“A Gaza non c’è nessun genocidio”. Una polemica solo per chi non vuol vedere

GENOCIDIO

Un (ex)abbonato fa polemica sul nostro servizio di settembre sul boicottaggio e la strage di palestinesi. Sull’ultimo numero abbiamo deciso di rispondere a una domanda: si può utilizzare il termine genocidio in questo caso?

 

“Dopo avere ricevuto l’ultimo e secondo numero del mio abbonamento al Salvagente voglio disdire l’abbonamento. Per una ragione molto semplice: a Gaza non c’è nessun genocidio (una parola che ricorda un solo genocidio, quella dei sei milioni di ebrei in Europa) e quelle di Francesca Albanese sono solo farneticazioni dovute all’odio contro gli ebrei”.

Cari lettori,
dopo il nostro servizio di settembre sulla Palestina ci sono arrivate diverse mail di ringraziamento.
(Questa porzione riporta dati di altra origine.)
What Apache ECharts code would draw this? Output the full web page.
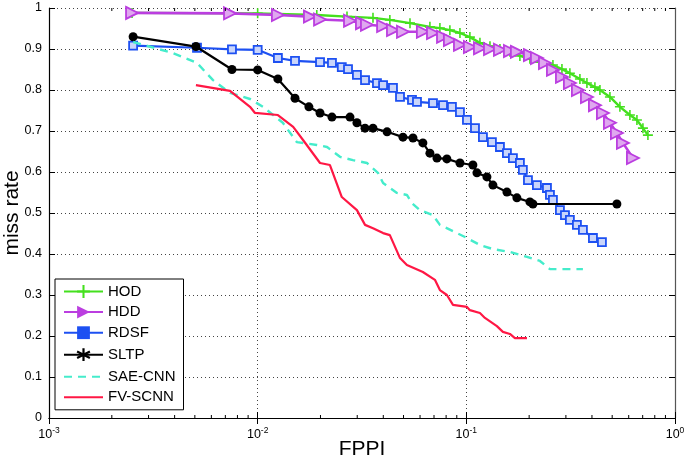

Abbiamo però voluto riportare la reazione negativa, per quanto isolata, che avete letto perché ci consente più di una riflessione. Sgombriamo subito il campo dalle “farneticazioni” alle quali fa riferimento il nostro (ex) abbonato. Le parole di Francesca Albanese sono tutt’altro che sconclusionate e immaginarie, basterebbe aver letto il suo lungo e documentato report per capire che si basano su dati di fatto documentati (la cui denuncia è ancora pagata a caro prezzo dalla relatrice speciale delle Nazioni Unite) e non basta attribuirle a un presunto odio per gli ebrei per contestarle.
Ma veniamo al punto che da tempo divide la politica così come l’opinione pubblica: il termine genocidio. Si può utilizzare questa terribile parola per definire quanto sta accadendo a opera del governo israeliano nei confronti dei palestinesi?
Perfino il Parlamento europeo non ha ancora sciolto questo nodo, evitando di citarlo nella risoluzione dello scorso 11 settembre.
Le parole, diceva Nanni Moretti, sono importanti. E allora partiamo da quelle messe nero su bianco dalla Risoluzione 96 dell’Assemblea generale Onu dell’11 dicembre 1946: “Il genocidio è una negazione del diritto all’esistenza di interi gruppi umani, come l’omicidio è la negazione del diritto alla vita dei singoli esseri umani; tale negazione del diritto all’esistenza sconvolge la coscienza dell’umanità, provoca gravi perdite sotto forma di contributi culturali e altri rappresentati da questi gruppi umani, ed è contraria alla legge morale e allo spirito e agli scopi delle Nazioni Unite. Molti casi di tali crimini di genocidio si sono verificati quando gruppi razziali, religiosi, politici o di altro tipo sono stati distrutti, in tutto o in parte”.
Continuare a dibattere se di fronte a quello che sta facendo il governo israeliano, con stragi continue di civili, compresi donne e bambini, deportazioni di una popolazione, assassini mirati di giornalisti, distruzione sistematica di scuole, ospedali e case, riduzione alla fame e alla carestia, sia il caso di parlare di genocidio piuttosto che di un crimine contro l’umanità o di un crimine di guerra, potrebbe apparire come un guardare il dito e non la luna.
Ma non è totalmente vero e non è solo una questione semantica. Ha scritto molto efficacemente nei giorni scorsi Antonio Míguez Macho, professore di Storia contemporanea, dell’Università di Santiago de Compostela: “Definire genocidiale la violenza di Israele in Palestina non fermerà le uccisioni, ma nemmeno lo farebbe qualsiasi altra classificazione giuridica. Accettare questa interpretazione serve solo a spostare l’attenzione sul vero responsabile: la politica”.
Aggiungendo: “L’uso del termine genocidio prevede che ci sia una base politica e ideologica che giustifichi – a livello istituzionale e collettivo – l’annientamento di un popolo e della sua cultura, rappresentandolo come un’azione legittima o addirittura auspicabile”. A chiunque sia nota la politica di apartheid che Israele pratica da decenni nei confronti dei palestinesi, così come la sottrazione delle terre (in Cisgiordania e altrove) non può non essere evidente un disegno preciso. Non si tratta di indicare il dito e non la luna, ma di non chiudere gli occhi.